Why We Don’t Need All the Answers

I used to think writers wrote to tell people something. That somehow we all had something perfect we’d learned, and now it was our job to share it with the world.

Talk about pressure.

And if you’re anything like me, you don’t do well with pressure. I’m generally a pretty laid-back person, but once I get it in my head that I’m not being as ‘good’ (aka intentional, skillful, efficient, etc.) as I should be, things can get wild in a hurry. I believe the ugly word for that is ‘perfectionism’.

Wiser people than I have written many wise words on perfectionism already. I just want to say a few words about the mentality of needing to have all the answers.

When I write with the single-minded assumption that I’m teaching a lesson, writing becomes a burden. Trying to wrestle all the different threads of the story into straight lines that all lead up to the one point I want to make and provide all the answers is like tackling a greased pig. It leaves me hot, frustrated, and ultimately unsuccessful.

Several grand crashes after I first tried writing specifically to make a statement, I decided it was time to re-evaluate.

Three simple but invaluable lessons came from that re-evaluation.

#1: Don’t Answer— Ask

There are only two fields I know of whose strength is their logical clarity and ability to convince with facts: sermon writing and law writing.

Why not fiction-writing? It’s simply this: Christian excellence is different for a story than it is for a sermon. The purpose of a sermon is to instruct and convict. The purpose of a story is to touch and convict.

Both sermons and stories can provide answers to difficult questions. But instruction is the highest calling of a sermon, while the highest calling of a story is to touch someone’s heart and leave it open to the truth.
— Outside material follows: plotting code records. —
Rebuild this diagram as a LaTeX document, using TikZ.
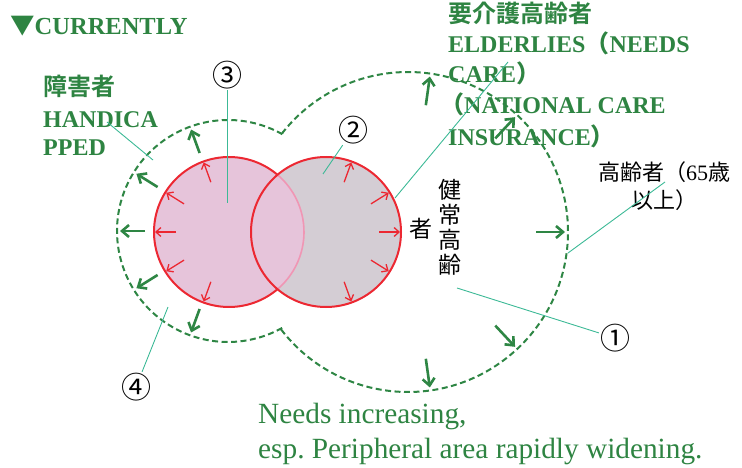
\documentclass[tikz,border=0pt]{standalone}
\usepackage{fontspec}
\setmainfont{Liberation Serif}
\newfontfamily\jp{Noto Sans CJK JP}
\newfontfamily\jpb{Noto Sans CJK JP Bold}
\usetikzlibrary{arrows.meta,calc}
\definecolor{dgreen}{RGB}{46,134,68}
\definecolor{tgreen}{RGB}{46,132,66}
\definecolor{cred}{RGB}{236,40,50}
\definecolor{cpink}{RGB}{230,196,218}
\definecolor{cgrey}{RGB}{212,205,212}
\definecolor{lpink}{RGB}{240,150,180}
\definecolor{cteal}{RGB}{60,185,150}
\frenchspacing
\begin{document}
\begin{tikzpicture}[x=1pt,y=1pt,
  gdash/.style={draw=dgreen, line width=2pt, dash pattern=on 6pt off 3.5pt},
  redarr/.style={draw=cred, line width=1.3pt, -{Straight Barb[length=5pt,width=9pt]}},
  grnarr/.style={draw=dgreen, line width=2.6pt, -{Straight Barb[length=7pt,width=12pt]}},
  lead/.style={draw=cteal, line width=0.9pt},
  glbl/.style={inner sep=0pt, anchor=base west, text=tgreen, font=\bfseries\fontsize{24}{24}\selectfont},
  jglbl/.style={inner sep=0pt, anchor=base west, text=tgreen, font=\jpb\fontsize{24}{24}\selectfont},
  blk/.style={inner sep=0pt, text=black, font=\jp\fontsize{22}{22}\selectfont},
  vchar/.style={inner sep=0pt, text=black, font=\jp\fontsize{23}{23}\selectfont},
  num/.style={inner sep=1pt, text=black, font=\jp\fontsize{30}{30}\selectfont},
  note/.style={inner sep=0pt, anchor=base west, text=tgreen, font=\fontsize{29.3}{29.3}\selectfont}
]
\useasboundingbox (0,0) rectangle (742,467);
\coordinate (Lg) at (228,236);
\coordinate (Rg) at (408,235);
\coordinate (Lc) at (229,235);
\coordinate (Rc) at (326,235);
% circles
\fill[cgrey] (Rc) circle[radius=75];
\fill[cpink] (Lc) circle[radius=75];
\draw[lpink, line width=1.6pt] ($(Lc)+(-49.7:75)$) arc[start angle=-49.7, end angle=49.7, radius=75];
\draw[cred, line width=2pt] ($(Lc)+(49.7:75)$) arc[start angle=49.7, end angle=310.3, radius=75];
\draw[cred, line width=2pt] (Rc) circle[radius=75];
% red arrows
\foreach \a in {110,148,180,212,250} \draw[redarr] ($(Lc)+(\a:53)$) -- ($(Lc)+(\a:74)$);
\foreach \a in {70,32,0,-32,-70} \draw[redarr] ($(Rc)+(\a:53)$) -- ($(Rc)+(\a:74)$);
% green dashed outline
\draw[gdash] ($(Lg)+(60.7:111)$) arc[start angle=60.7, end angle=299.6, radius=111]
  -- ($(Rg)+(217.5:160)$) arc[start angle=217.5, end angle=501.6, radius=160] -- cycle;
% green arrows
\foreach \a in {110,148,180,212,250} \draw[grnarr] ($(Lg)+(\a:83)$) -- ($(Lg)+(\a:108)$);
\foreach \a in {82,47,0,-47,-82} \draw[grnarr] ($(Rg)+(\a:128)$) -- ($(Rg)+(\a:157)$);
% titles
\node[glbl, font=\bfseries\fontsize{24.5}{24.5}\selectfont] (cur) at (10,432) {{\jp ▼}CURRENTLY};
\node[jglbl] (h1) at (448,444) {要介護高齢者};
\node[glbl] (e1) at (448,414) {ELDERLIES{\jpb （}NEEDS};
\node[glbl] (e2) at (448,384) {CARE{\jpb ）}};
\node[glbl] (e3) at (440,353) {{\jpb （}NATIONAL CARE};
\node[glbl] (e4) at (448,322) {INSURANCE{\jpb ）}};
\node[jglbl] (h2) at (43,371.5) {障害者};
\node[glbl] (hc1) at (43,340) {HANDICA};
\node[glbl] (hc2) at (43,312) {PPED};
% black texts
\node[blk, anchor=base] (k1) at (664,286.5) {高齢者（{\rmfamily 65}歳};
\node[blk, anchor=base] (k2) at (664,258.5) {以上）};
\node[vchar] (v1) at (450,277) {健};
\node[vchar] (v2) at (450,252) {常};
\node[vchar] (v3) at (450,227) {高};
\node[vchar] (v4) at (450,202) {齢};
\node[vchar] (v5) at (421,238) {者};
% numbers
\node[num] (n1) at (615,129) {①};
\node[num] (n2) at (353,337) {②};
\node[num] (n3) at (227,392) {③};
\node[num] (n4) at (136,80) {④};
% leader lines
\coordinate (c1) at (457,179);
\coordinate (c2) at (323,293);
\coordinate (c3) at (227,264);
\coordinate (c4) at (168,160);
\coordinate (ha) at (107,345);
\coordinate (hb) at (153,307);
\coordinate (ea) at (508,405);
\coordinate (eb) at (395,269);
\coordinate (ka) at (665,285);
\coordinate (kb) at (568,214);
\draw[lead] (c1) -- (n1);
\draw[lead] (n2) -- (c2);
\draw[lead] (n3) -- (c3);
\draw[lead] (n4) -- (c4);
\draw[lead] (ha) -- (hb);
\draw[lead] (ea) -- (eb);
\draw[lead] (ka) -- (kb);
% bottom note
\node[note] (t1) at (258,44) {Needs increasing,};
\node[note] (t2) at (258,9) {esp. Peripheral area rapidly widening.};
\end{tikzpicture}
\end{document}
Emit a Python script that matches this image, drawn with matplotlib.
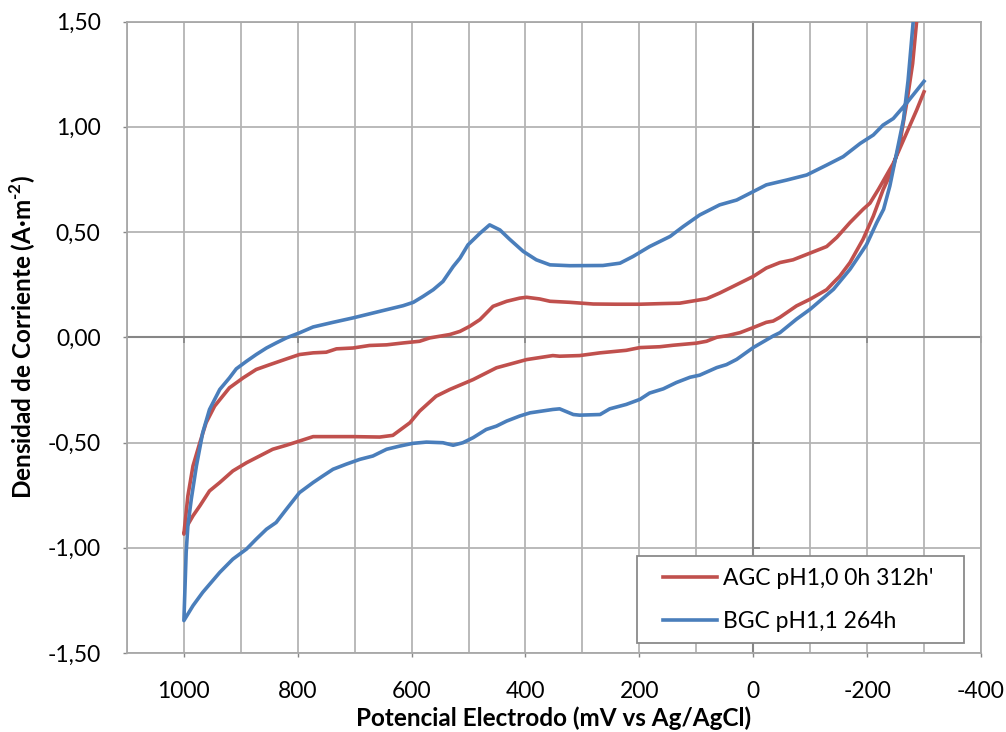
import matplotlib
matplotlib.use('Agg')
import matplotlib.pyplot as plt
from matplotlib.lines import Line2D
from matplotlib.ticker import MultipleLocator, FixedLocator, NullFormatter
from matplotlib.legend_handler import HandlerLine2D

plt.rcParams['font.family'] = ['Lato', 'DejaVu Sans']
plt.rcParams['mathtext.fontset'] = 'custom'
plt.rcParams['mathtext.rm'] = 'Lato:bold'
plt.rcParams['mathtext.bf'] = 'Lato:bold'

series_names = ["AGC pH1,0 0h 312h'", "BGC pH1,1 264h"]

# AGC: return sweep from -300 mV to 1000 mV, then forward sweep back to -300 mV
agc_potential = [
    -300, -290, -287, -280, -270, -258, -245, -228, -211, -193, -170, -152, -141,
    -129, -100, -76, -47, -35, -23, 0, 23, 45, 64, 82, 100, 141, 164, 199, 223,
    269, 305, 340, 352, 398, 451, 492, 533, 557, 586, 603, 620, 633, 656, 703,
    773, 797, 820, 844, 867, 890, 914, 937, 955, 972, 984, 996, 1000,
    993, 984, 972, 961, 946, 920, 896, 873, 849, 820, 797, 773, 750, 732, 703,
    674, 644, 615, 586, 568, 533, 515, 498, 480, 457, 433, 410, 398, 375, 357,
    322, 281, 241, 199, 160, 129, 100, 82, 59, 35, 0, -23, -47, -70, -100, -129,
    -147, -170, -193, -205, -220, -246, -269, -287, -300,
]
agc_current = [
    2.10, 1.68, 1.50, 1.30, 1.12, 0.93, 0.80, 0.70, 0.576, 0.466, 0.355, 0.29, 0.26,
    0.226, 0.181, 0.149, 0.095, 0.077, 0.071, 0.046, 0.022, 0.008, 0.0, -0.019,
    -0.028, -0.038, -0.045, -0.049, -0.062, -0.074, -0.087, -0.090, -0.087, -0.106,
    -0.145, -0.201, -0.248, -0.280, -0.351, -0.406, -0.44, -0.466, -0.474, -0.472,
    -0.472, -0.493, -0.513, -0.532, -0.564, -0.596, -0.635, -0.690, -0.730, -0.801,
    -0.848, -0.904, -0.935,
    -0.754, -0.611, -0.501, -0.406, -0.327, -0.240, -0.193, -0.153, -0.130, -0.103,
    -0.082, -0.074, -0.071, -0.055, -0.051, -0.039, -0.036, -0.027, -0.019, -0.003,
    0.013, 0.028, 0.052, 0.084, 0.147, 0.171, 0.186, 0.190, 0.182, 0.171, 0.166,
    0.158, 0.157, 0.157, 0.160, 0.162, 0.175, 0.183, 0.210, 0.242, 0.289, 0.329,
    0.355, 0.368, 0.400, 0.431, 0.475, 0.545, 0.608, 0.637, 0.703, 0.826, 0.968,
    1.079, 1.166,
]

# BGC: same sweep order
bgc_potential = [
    -300, -290, -281, -272, -264, -252, -240, -229, -217, -199, -182, -170, -141,
    -100, -76, -47, -35, 0, 29, 47, 64, 94, 111, 135, 158, 182, 199, 223, 252,
    269, 305, 316, 340, 352, 392, 410, 433, 451, 469, 492, 510, 527, 545, 574,
    598, 621, 644, 668, 691, 715, 738, 756, 773, 797, 820, 838, 855, 873, 890,
    914, 937, 967, 984, 1000,
    996, 993, 987, 978, 967, 955, 937, 920, 908, 890, 873, 855, 838, 820, 797,
    773, 738, 703, 644, 615, 597, 580, 562, 545, 527, 515, 501, 480, 463, 445,
    428, 404, 381, 357, 322, 264, 234, 211, 182, 146, 123, 94, 59, 29, 0, -23,
    -59, -94, -129, -158, -188, -211, -228, -246, -269, -300,
]
bgc_current = [
    2.30, 1.85, 1.50, 1.22, 1.036, 0.877, 0.719, 0.608, 0.545, 0.44, 0.371, 0.323,
    0.228, 0.133, 0.086, 0.022, 0.006, -0.049, -0.105, -0.13, -0.144, -0.180,
    -0.190, -0.215, -0.245, -0.265, -0.295, -0.319, -0.340, -0.367, -0.370, -0.367,
    -0.340, -0.343, -0.359, -0.374, -0.398, -0.422, -0.438, -0.477, -0.501, -0.513,
    -0.501, -0.498, -0.504, -0.517, -0.532, -0.564, -0.580, -0.603, -0.627, -0.659,
    -0.690, -0.738, -0.817, -0.880, -0.912, -0.959, -1.006, -1.054, -1.117, -1.212,
    -1.275, -1.346,
    -1.022, -0.896, -0.769, -0.611, -0.454, -0.343, -0.248, -0.193, -0.150, -0.114,
    -0.082, -0.051, -0.027, -0.003, 0.021, 0.049, 0.071, 0.092, 0.131, 0.150, 0.166,
    0.194, 0.226, 0.265, 0.336, 0.376, 0.439, 0.494, 0.534, 0.510, 0.466, 0.408,
    0.368, 0.344, 0.340, 0.341, 0.352, 0.384, 0.431, 0.479, 0.526, 0.581, 0.629,
    0.652, 0.692, 0.724, 0.747, 0.771, 0.818, 0.858, 0.921, 0.961, 1.008, 1.039,
    1.111, 1.216,
]

x_ticks = [1000, 800, 600, 400, 200, 0, -200, -400]
x_tick_labels = ['1000', '800', '600', '400', '200', '0', '-200', '-400']
y_ticks = [-1.5, -1.0, -0.5, 0.0, 0.5, 1.0, 1.5]
y_tick_labels = ['-1,50', '-1,00', '-0,50', '0,00', '0,50', '1,00', '1,50']

RED = '#c0504d'
BLUE = '#4a7ebb'
GRID = '#b4b4b4'
AXIS = '#868686'

fig = plt.figure(figsize=(10.06, 7.32), dpi=100)
ax = fig.add_axes([0.1262, 0.1079, 0.8489, 0.8627])

red_line, = ax.plot(agc_potential, agc_current, color=RED, lw=2.6,
                    label=series_names[0], zorder=3)
blue_line, = ax.plot(bgc_potential, bgc_current, color=BLUE, lw=2.6,
                     label=series_names[1], zorder=4)

ax.set_xlim(1100, -400)
ax.set_ylim(-1.5, 1.5)
ax.set_xticks(x_ticks, x_tick_labels)
ax.set_yticks(y_ticks, y_tick_labels)
ax.xaxis.set_minor_locator(MultipleLocator(100))
ax.set_axisbelow(True)
ax.grid(True, which='both', axis='x', color=GRID, lw=1.3)
ax.grid(True, which='major', axis='y', color=GRID, lw=1.3)
ax.tick_params(which='minor', length=0)
ax.tick_params(which='major', length=3, width=1, color=AXIS, labelsize=16.5,
               labelcolor='black')
ax.tick_params(axis='x', which='major', pad=17)
ax.tick_params(axis='y', which='major', pad=16)
for s in ax.spines.values():
    s.set_color('#a8a8a8')
    s.set_linewidth(1.3)

# axis lines crossing at the origin
sec_x = ax.secondary_xaxis(0, transform=ax.transData)
sec_x.set_alignment('bottom')
sec_x.xaxis.set_major_locator(FixedLocator(x_ticks))
sec_x.xaxis.set_major_formatter(NullFormatter())
sec_x.tick_params(direction='out', length=4, width=1.2, color=AXIS)
sec_x.spines['bottom'].set_color(AXIS)
sec_x.spines['bottom'].set_linewidth(1.5)
sec_x.patch.set_visible(False)
sec_x.set_zorder(1)

sec_y = ax.secondary_yaxis(0, transform=ax.transData)
sec_y.set_alignment('right')
sec_y.yaxis.set_major_locator(FixedLocator(y_ticks))
sec_y.yaxis.set_major_formatter(NullFormatter())
sec_y.tick_params(direction='out', length=5, width=1.2, color=AXIS)
sec_y.spines['right'].set_color(AXIS)
sec_y.spines['right'].set_linewidth(1.5)
sec_y.patch.set_visible(False)
sec_y.set_zorder(1)

ax.set_xlabel('Potencial Electrodo (mV vs Ag/AgCl)', fontsize=17.5,
              fontweight='bold', labelpad=3)
ax.set_ylabel(r'Densidad de Corriente (A·m$^{\text{-}\mathbf{2}}$)', fontsize=17.5,
              fontweight='bold', labelpad=7)

handler = HandlerLine2D(xpad=0.65)
leg = ax.legend(handles=[red_line, blue_line], loc='lower left',
                bbox_to_anchor=(0.597, 0.0158, 0.383, 0.158), mode='expand',
                borderaxespad=0, fontsize=16.5, frameon=True, fancybox=False,
                edgecolor='#8a8a8a', framealpha=1, borderpad=0.5,
                labelspacing=0.95, handlelength=3.0, handletextpad=0.25,
                handler_map={Line2D: handler})
leg.get_frame().set_linewidth(1.3)
leg.set_zorder(6)

fig.savefig('out.png', dpi=100)
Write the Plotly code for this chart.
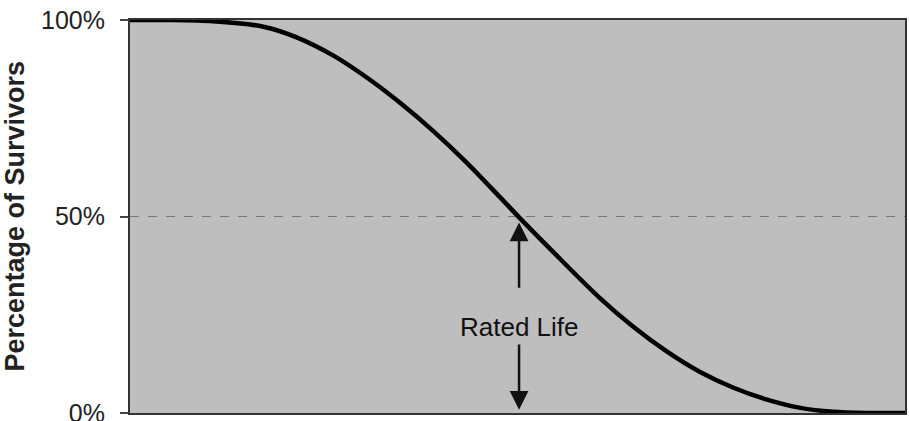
import plotly.graph_objects as go

# Curve (x: percent of plot width, y: percent survivors)
life_x = [0, 5, 10.7, 17.2, 21.5, 26.2, 30.6, 34.8, 39.1, 43.5, 47.7, 50.3, 55.6,
          60.6, 64.9, 69.3, 73.5, 77.8, 82.2, 86.5, 90.7, 95, 100]
survivors = [100, 100, 99.7, 98.3, 95.6, 91.0, 85.3, 79.0, 71.8, 63.6, 55.0, 49.6, 39.0,
             29.3, 22.0, 15.6, 10.5, 6.5, 3.4, 1.3, 0.3, 0, 0]

y_ticks = [0, 50, 100]
y_tick_text = ["0%", "50%", "100%"]
rated_x = 50.2
label_text = "Rated Life"
label_y = 22.0
axis_title = "Percentage of Survivors"

FONT = "Liberation Sans, Arial, sans-serif"

fig = go.Figure()
fig.add_trace(go.Scatter(
    x=life_x, y=survivors, mode="lines",
    line=dict(color="black", width=4.5, shape="spline", smoothing=0.8),
    hoverinfo="skip", showlegend=False))

# Rated Life label and arrows
fig.add_annotation(x=rated_x, y=label_y, text=label_text, showarrow=False,
                   font=dict(family=FONT, size=26, color="#111"))
fig.add_annotation(x=rated_x, y=48.5, ax=rated_x, ay=31.5, xref="x", yref="y", axref="x", ayref="y",
                   text="", showarrow=True, arrowhead=2, arrowsize=1.5, arrowwidth=2.5, arrowcolor="#111")
fig.add_annotation(x=rated_x, y=0.8, ax=rated_x, ay=17.8, xref="x", yref="y", axref="x", ayref="y",
                   text="", showarrow=True, arrowhead=2, arrowsize=1.5, arrowwidth=2.5, arrowcolor="#111")

# Y axis title (placed at the far left edge as in the reference)
fig.add_annotation(xref="paper", yref="paper", x=(14 - 130) / 775, y=0.5,
                   xanchor="center", yanchor="middle", textangle=-90, showarrow=False,
                   text="<b>" + axis_title + "</b>",
                   font=dict(family=FONT, size=27, color="#222"))

fig.update_layout(
    width=909, height=421,
    margin=dict(l=130, r=4, t=20, b=8, autoexpand=False),
    paper_bgcolor="white", plot_bgcolor="#bebebe",
    font=dict(family=FONT, color="#222"),
    showlegend=False,
)
fig.update_xaxes(range=[0, 100], showticklabels=False, showgrid=False, zeroline=False,
                 showline=True, mirror=True, linecolor="#333", linewidth=2, ticks="",
                 automargin=False)
fig.update_yaxes(range=[0, 100], tickvals=y_ticks, ticktext=y_tick_text,
                 tickfont=dict(family=FONT, size=25, color="#222"),
                 ticks="outside", ticklen=8, tickcolor="#444", tickwidth=1.5,
                 ticklabelstandoff=10, ticklabeloverflow="allow", automargin=False,
                 showgrid=True, gridcolor="#777", griddash="dash", gridwidth=1,
                 zeroline=False, showline=True, mirror=True, linecolor="#333", linewidth=2)

fig.write_html("out.html")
A story does this by asking more than it answers. We care about stories more than we care about sermons, which means we will take the trouble to find the answers for the sake of the story we love.

Of course, the best stories do teach some profound lessons. But that isn’t their primary purpose. Good news folks. We don’t all have to be as wise as pastors to excel at our calling. Even a timid girl of nineteen who doesn’t have a ton of experience with much of anything (me) can write an excellent story.

No matter our youth and foolishness, we all have one enormous asset: we’re fallible humans writing to other fallible humans. The same questions that intrigue us, convict us, and make us think will do the same to them.

We have an excellent example of this in Christ. He used both sermons (Matthew 5) and stories (Matthew 13) as he taught. Study the stories. They ask a lot more than they answer.

#2: Writing is Worship

Before we go running off into the blue declaring we now know all the answers about what writing should be, we need to take a step back from it all and ask ourselves one thing: what is writing first and foremost?

Sure, it’s a lot of things in a lot of ways. Ministry, a mission, a passion, a dream. We all have our goals and reasons. But writing, before any of these other completely worthy things, should always be first and foremost about our Creator.

Because of that, the focus is never how deeply you convict through your work, even though that’s important. The focus is how entirely your work is a devoted adoration and worship of the Creator who gave you the gift. Just between you and Him.

We’re not the preachers, remember? We don’t pound out sermons from the inspired pulpit of God’s eternal wisdom. We are the poets, blindly and humbly recording as honestly as we can, and content to know that God has the answers to the questions we keep asking.

When the biggest focus isn’t on having the answers but on adoring the God who does, the answers come a whole lot easier.

#3: We Are Only the Signpost

Much as I’d like to believe I’ll one day be as wise as God is and have all the answers, the simple fact of life is that I’m a human and so I won’t.

The thing is, our favorite stories are the ones that teach and inspire us, and as new writers yearning after depth and excellence we all want to write that kind of story. I made the mistake of assuming that meant becoming as wise as all the wisdom those books imparted to me, then learning how to lay it all out precisely and beautifully. Not only is that humanly impossible, but since none of the wisdom is mine in the first place, it’s also more than a little arrogant.

What does it mean to be a signpost? We stand on the doorstep of the King’s palace and call to the people as they pass, using our stories to paint word-pictures of the glories within. When they stop and ask us for answers, all we have to do is step aside and open the door. ‘By the grace of my King I know a little. If you want better answers, ask Him yourself.’

The pride that fuels our calling should not come from our skill, or our wisdom, but rather from gratitude to Christ that we have been thought worthy to be signposts for Him.

Your Wisdom Doesn’t Matter

Your knowledge is a thimbleful of dust in the vast desert of God’s eternal wisdom. You cannot help Him— only serve Him. One humble and devoted signpost is of more use to Him than the wisest philosopher who leans only on his own strength.

Ultimately, none of it is in our hands, and for that we should be infinitely glad.

Be still, and know that I am God; I will be exalted among the nations, I will be exalted in the earth!